Initially, this new career change and cross-country move appears to be beyond Charlie’s wildest dreams. The staff at Thrill respects her, she makes over the restaurant’s pathetic dessert menu, she has a luxurious apartment, she now lives in the same town as her best friend, and she meets an amazing guy. But it’s all too good to be true – turns out that Avery’s restaurant is the subject of a new reality TV series. He forgot to mention that little detail, and Charlie isn’t, well, “thrilled” about it. She eventually finds herself enjoying the spotlight more than she had expected, but at what cost?
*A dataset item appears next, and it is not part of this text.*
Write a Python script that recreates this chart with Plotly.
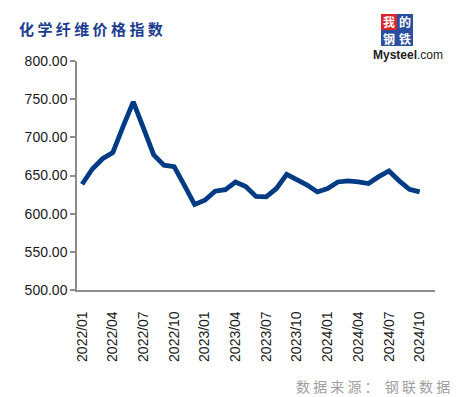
import plotly.graph_objects as go

months = ["2022/01","2022/02","2022/03","2022/04","2022/05","2022/06","2022/07","2022/08","2022/09","2022/10","2022/11","2022/12",
          "2023/01","2023/02","2023/03","2023/04","2023/05","2023/06","2023/07","2023/08","2023/09","2023/10","2023/11","2023/12",
          "2024/01","2024/02","2024/03","2024/04","2024/05","2024/06","2024/07","2024/08","2024/09","2024/10"]
values = [638.5, 658.5, 672.0, 680.0, 714.0, 746.5, 712.0, 677.0, 663.5, 661.5, 637.0, 612.0,
          617.5, 629.5, 631.5, 641.5, 635.5, 622.5, 622.0, 633.0, 651.5, 645.0, 637.5, 628.5,
          633.0, 641.5, 643.0, 641.5, 639.5, 648.5, 656.0, 643.0, 632.0, 628.5]
y_ticks = [500, 550, 600, 650, 700, 750, 800]
title_text = "化 学 纤 维 价 格 指 数"
source_text = "数 据 来 源 ：  钢 联 数 据"

idx = list(range(len(months)))
label_idx = idx[::3]
label_text = [months[i] for i in label_idx]
bound_vals = [i - 0.5 for i in label_idx]

fig = go.Figure()
fig.add_trace(go.Scatter(x=idx, y=values, mode="lines",
                         line=dict(color="#003b84", width=4.8), hoverinfo="skip"))

axis_gray = "#8c8c8c"
fig.update_layout(
    width=458, height=397, autosize=False,
    margin=dict(l=77, r=23, t=61, b=107),
    paper_bgcolor="white", plot_bgcolor="white",
    showlegend=False,
    font=dict(family="Liberation Sans, Arial, sans-serif", size=14, color="#1a1a1a"),
    xaxis=dict(range=[-0.5, 34.5], tickmode="array", tickvals=label_idx, ticktext=label_text,
               tickangle=-90, ticks="", showline=True, linecolor=axis_gray, linewidth=1.5,
               showgrid=False, zeroline=False, ticklabelstandoff=14, automargin=False,
               tickfont=dict(size=14, color="#1a1a1a")),
    xaxis2=dict(range=[-0.5, 34.5], overlaying="x", anchor="y", side="bottom",
                tickmode="array", tickvals=bound_vals, ticks="outside", ticklen=5,
                tickcolor=axis_gray, tickwidth=1.5, showticklabels=False, showgrid=False,
                zeroline=False, showline=False, automargin=False),
    yaxis=dict(range=[500, 800], tickmode="array", tickvals=y_ticks, tickformat=".2f",
               ticks="outside", ticklen=5, tickcolor=axis_gray, tickwidth=1.5,
               showline=True, linecolor=axis_gray, linewidth=1.5, showgrid=False,
               zeroline=False, automargin=False, tickfont=dict(size=14, color="#1a1a1a")),
)

# helpers: pixel -> paper coords (plot area x0=77, w=358; bottom=290, h=229)
def px(xp):
    return (xp - 77) / 358
def py(yp):
    return (290 - yp) / 229

# title
fig.add_annotation(text="<b>" + title_text + "</b>", xref="paper", yref="paper",
                   x=px(17), y=py(28), xanchor="left", yanchor="middle", showarrow=False,
                   font=dict(family="Noto Sans CJK SC", size=15, color="#1c3d8f"))

# source
fig.add_annotation(text=source_text, xref="paper", yref="paper",
                   x=px(452), y=py(386), xanchor="right", yanchor="middle", showarrow=False,
                   font=dict(family="Noto Sans CJK SC", size=14, color="#a0a0a0"))

# logo
boxes = [(381, 14, 397, 30, "#d8262b", "我"), (397, 14, 413, 30, "#2a4f9e", "的"),
         (381, 30, 397, 46, "#2a4f9e", "钢"), (397, 30, 413, 46, "#2a4f9e", "铁")]
for x0, y0, x1, y1, c, ch in boxes:
    fig.add_shape(type="rect", xref="paper", yref="paper", x0=px(x0), x1=px(x1),
                  y0=py(y1), y1=py(y0), fillcolor=c, line=dict(width=0))
    fig.add_annotation(text="<b>" + ch + "</b>", xref="paper", yref="paper",
                       x=px((x0 + x1) / 2), y=py((y0 + y1) / 2), showarrow=False,
                       xanchor="center", yanchor="middle", borderpad=0,
                       font=dict(family="Noto Sans CJK SC", size=12, color="white"))
fig.add_annotation(text="<b>Mysteel</b>.com", xref="paper", yref="paper",
                   x=px(408), y=py(55), showarrow=False, xanchor="center", yanchor="middle",
                   borderpad=0,
                   font=dict(family="Liberation Sans", size=12, color="#222222"))

fig.write_html("out.html", config={"displayModeBar": False},
               post_script="document.body.style.margin='0';document.body.style.overflow='hidden';")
I don’t often read books like “Sugar.” But the cover just looked too delicious (seriously, if I could eat it, I would), and the synopsis sounded equally appealing. I found myself enjoying this book a lot more than I thought I would, thanks to some of the laugh-out-loud dialogue between the characters and zany predicaments Charlie gets into.
The romance between Charlie and Kai seemed a bit rushed and underdeveloped, but otherwise I think the two of them balance out well as a couple. Kai, a diner owner and head cook, sees right through Charlie’s elitism and calls her on it every time. He’s straightforward but not cruel about it – I loved that.
The author did a good job of developing Charlie’s character. Her change of heart about being on a reality show comes about in such subtle ways that I was almost as surprised as she was at the way she “sells out.”
I feel like this book has all the makings of a great romantic comedy, one I would definitely watch.
I received an ARC from NetGalley in exchange for an honest review.
About the author
Kimberly Stuart wants you to know that authors write their own bios and are hardly
reliable sources, particularly if they are writers of fiction. Nevertheless, there are a few facts that stand out:
1. Stuart loves a good story, both written and lived.
2. Stuart loves imported chocolate and her children, though the order of her affections sometimes gets muddled.
3. Stuart writes comedic women’s fiction that has an infusion of faith. However, she seems to make Christians nervous. Read at your own risk, then, and e-mail her publisher if you must.